I agree with your total length.

Dog Hand

Starting with Dog Hand solution (shown in black) and dropping perpendicular AF + EC.....Green < Black

But then starting with Green, and Dropping perpendicular FG +AF + FC..... PINK < Green

Not optimizing the locations, just showing that the two direct connections can be improved. Not sure how to optimize if location on the river is a variable.

Quote:chevy

Starting with Dog Hand solution (shown in black) and dropping perpendicular AF + EC.....Green < Black

But then starting with Green, and Dropping perpendicular FG +AF + FC..... PINK < Green

Not optimizing the locations, just showing that the two direct connections can be improved. Not sure how to optimize if location on the river is a variable.

link to original post

Oh that’s an interesting question. Are you supposed to make 3 lengths of pipe if equivalent length?

Quote:unJonQuote:chevy

Starting with Dog Hand solution (shown in black) and dropping perpendicular AF + EC.....Green < Black

But then starting with Green, and Dropping perpendicular FG +AF + FC..... PINK < Green

Not optimizing the locations, just showing that the two direct connections can be improved. Not sure how to optimize if location on the river is a variable.

link to original post

Oh that’s an interesting question.

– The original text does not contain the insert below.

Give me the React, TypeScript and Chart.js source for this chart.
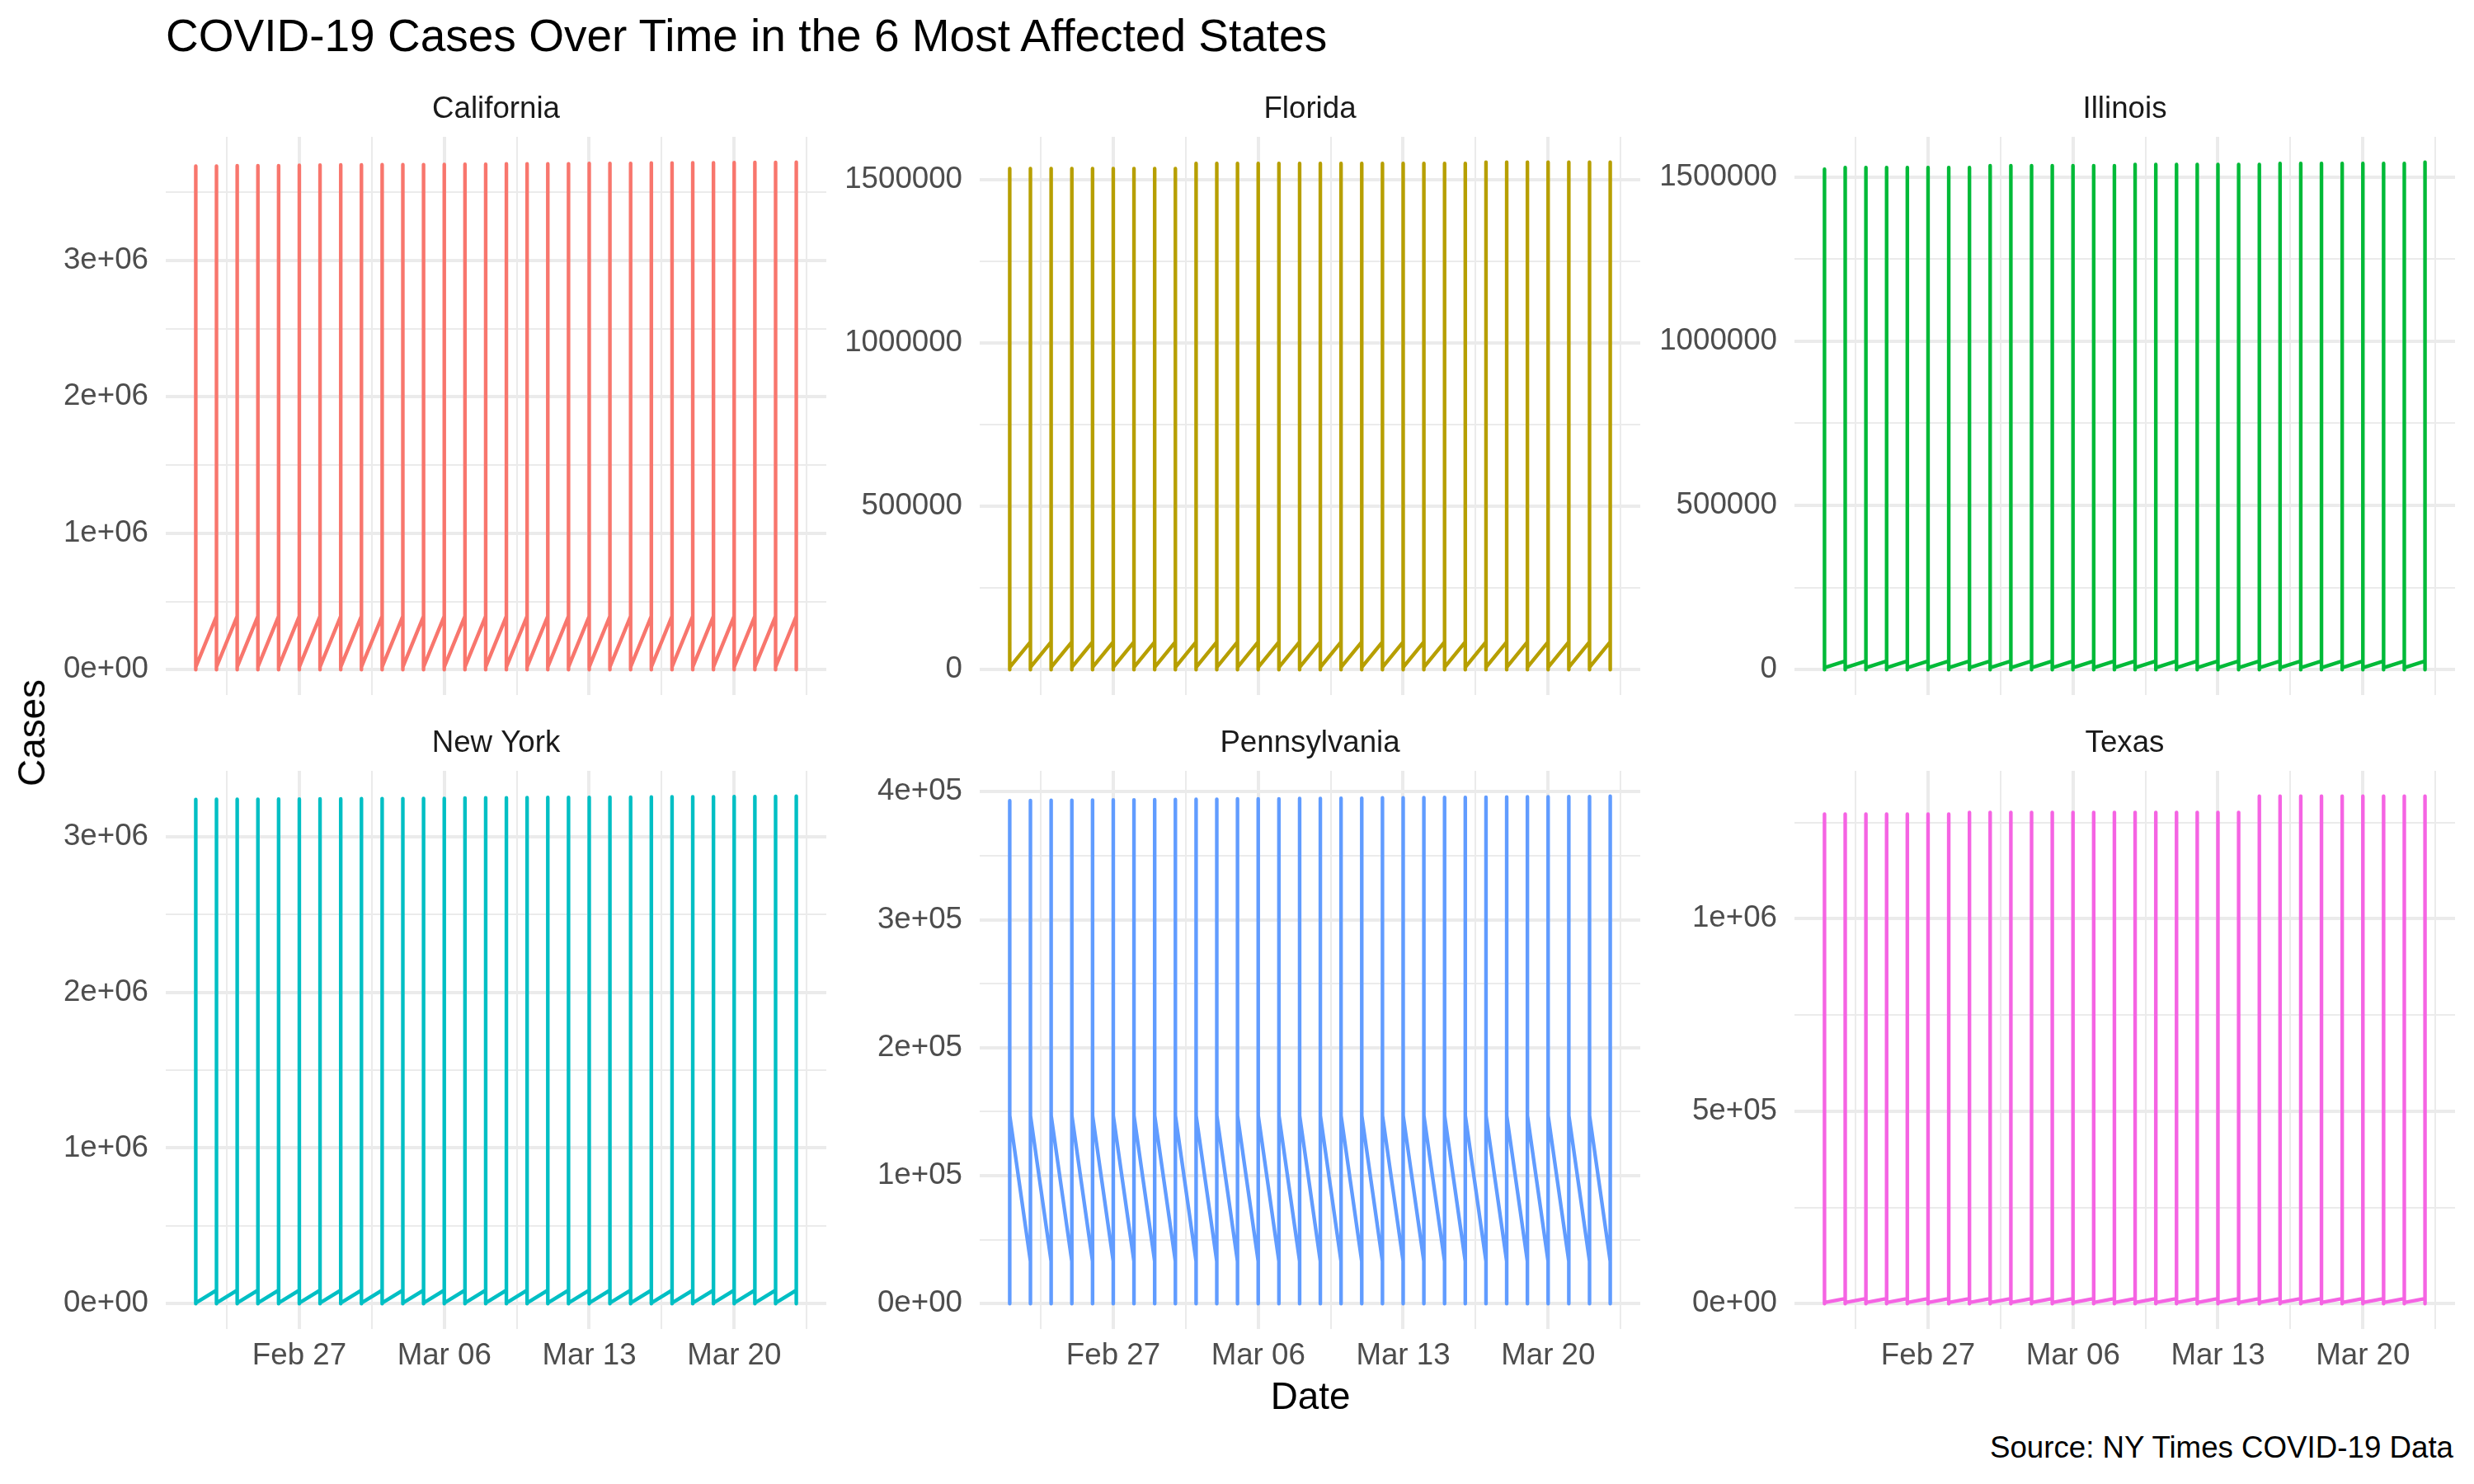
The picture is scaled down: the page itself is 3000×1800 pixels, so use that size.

Are you supposed to make 3 lengths of pipe if equivalent length?

link to original post

Not sure of correct answer ...but I don't think you can require equal lengths in general.

Call F = the floating intersection....if all three are equal length, then AF = CF and F must be on the line perpendicular to AC.

But imagine stretching the problem horizontally (BD increases to a large amount)...AF and FC increase

The pipe from F to G (The location on the river)will not grow without limit) in fact FG would never be more than 2.5 units (midpoint between heights of A and C)

So for arbitrary case, seems can't require equal lengths.

Need some constraint though, it seems?

If intersection F is at (x,y), the total of the three pipes would be

AF + FC + FG

sqrt(x^2 + (2-y)^2) + sqrt ( (5-x)^2 + (3-y)^2) + y

???

As I'm away the Y solution, for three points, usually requires the three pipes to be at 120 degrees to each other, thus you would construct two lines at 120o connecting to A and B such that, a third line 120o to those, was vertically down to the river.